Help with debugging a system lockup

cscott · May 8, 2006, 12:10pm

I’m in need of some ideas on how to debug a QNX 6.3.0 system. The system will occasionally (intermittent, I can’t duplicate it on demand) appear to lockup; what I mean is it will not accept network connections - none of the normal services like ftp respond and it will no longer answer to a ping. The photon session doesn’t respond to any actions - the mouse no longer moves and all keyboard actions apparently have no effect. Does anyone have a idea on how I can tell what processes are running and possibly taking up all the processors time, during the apparent lockup? I’m assuming there is a process that is a fairly high priority and it is consuming all available resources and it not releasing them.

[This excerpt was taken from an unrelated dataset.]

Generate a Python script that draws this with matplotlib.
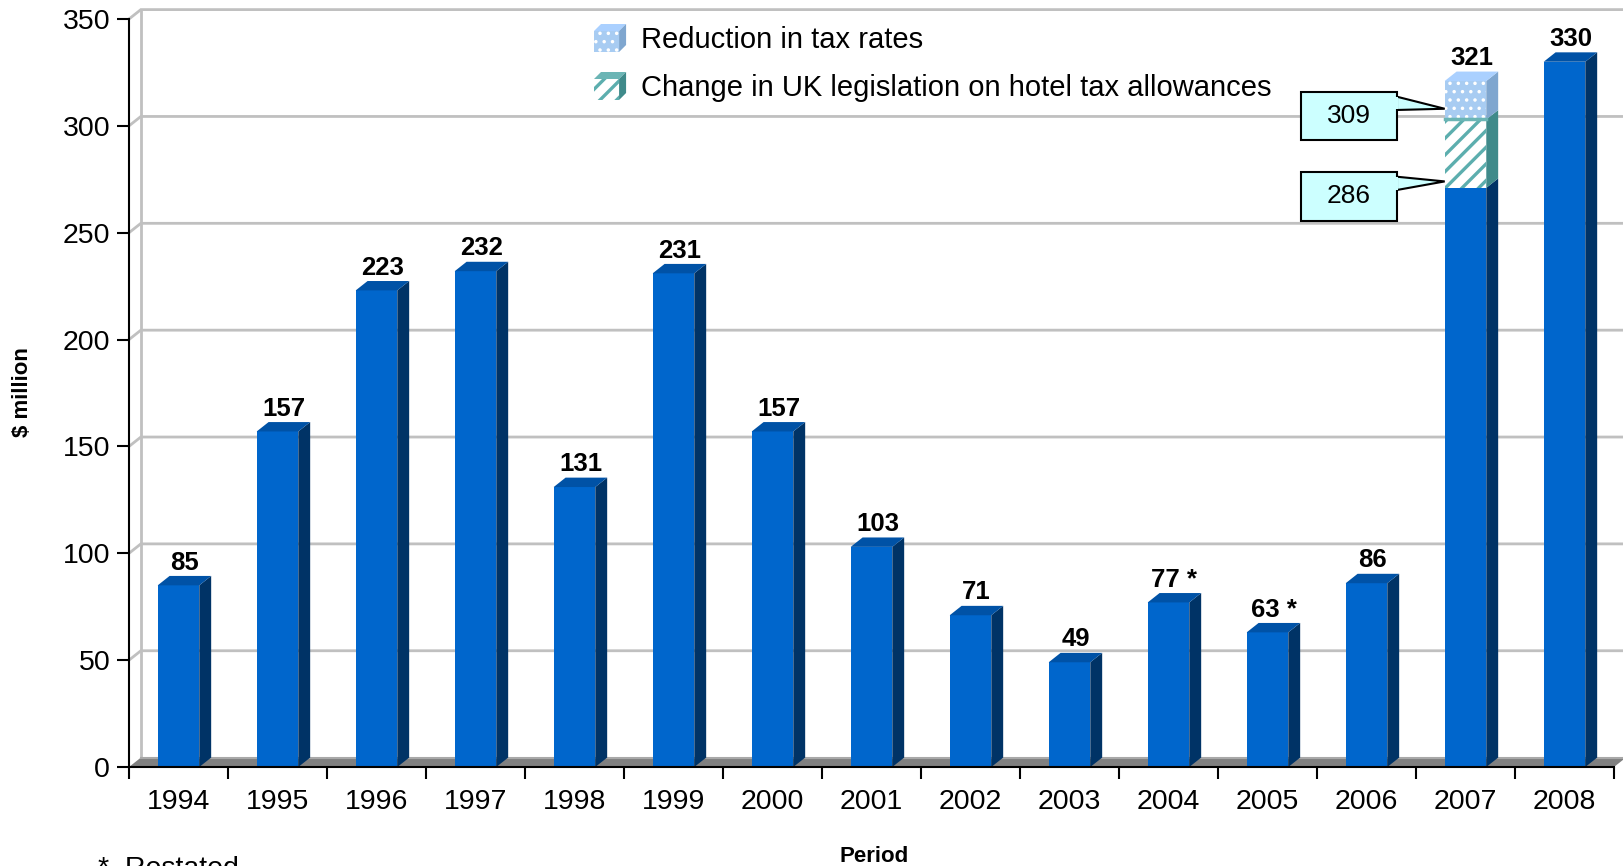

The system that we are running on is a fairly typical PC, nothing too special hardware wise, SCSI controller, Intel P3…

Thanks for any help or ideas,
Scott

mario · May 8, 2006, 12:31pm

Does the num lock led on the keyboard still toggle. If it doesn’t then it’s probably stuck in an ISR. As far as using all the resource (memory) that should not prevent the mouse from responding.

You could try running qconn or a shell at the higher possible priority (where is QNX4 ditto when you need it)

cscott · May 8, 2006, 1:37pm

Cool, thanks for the info. I started qconn up an priority 34 and child processes will be started at priority 33. Do you know if I need to launch io-net at a higher priority or will qconn still work even though most of the other network services don’t respond?

mario · May 8, 2006, 3:08pm

I’m not sure how it will behave.

Note that 6.3 support priority up to 255.

rgallen · May 8, 2006, 8:29pm

That depends on what priority the “offender” is spinning at. If the priority is below that of the default nic interrupt driver (and stack timer processing) priorities then you’ll be fine (see man pages for devn-* and npm-*).

Alternatively, if you have access to Adaptive Partitioning (you probably don’t, but for completeness of answer), just simply put qconn in a partition of its own and give it a guaranteed 1% of the CPU (no need to twiddle with priorities).

mario · May 9, 2006, 4:10pm

Another way around this, which works most of the time, is to have a dual cpu or dual core (not the Hyperthreading stuff). If one thread goes nuts the machine will still be responsive.

Another plus with dual core/cpu, is make -j2 will, depending on the machine, almost half the compile time!

rgallen · May 10, 2006, 2:43am

Yeah, trying to demo how Adaptive Partitioning prevents live-lock on multi-core is very interesting (interesting, since creating the livelock condition is difficult). Instead of creating a single while(1) at high priority, you have to query the syspage for num cpus and spawn that number of hog threads. Where as it appears simple to create livelock on a uni-core, it looks quite difficult on a multi-core.

maschoen · May 21, 2006, 1:00am

Except for the problem of running Photon, there is the possibility of using the kernel debugger. You could add a 2nd video card, and run Photon on the alternate display. Then you should be able to break into the debugger unless the hardware is hosed. Looking at where you are when you enter the debugger could help you deduce what the problem is.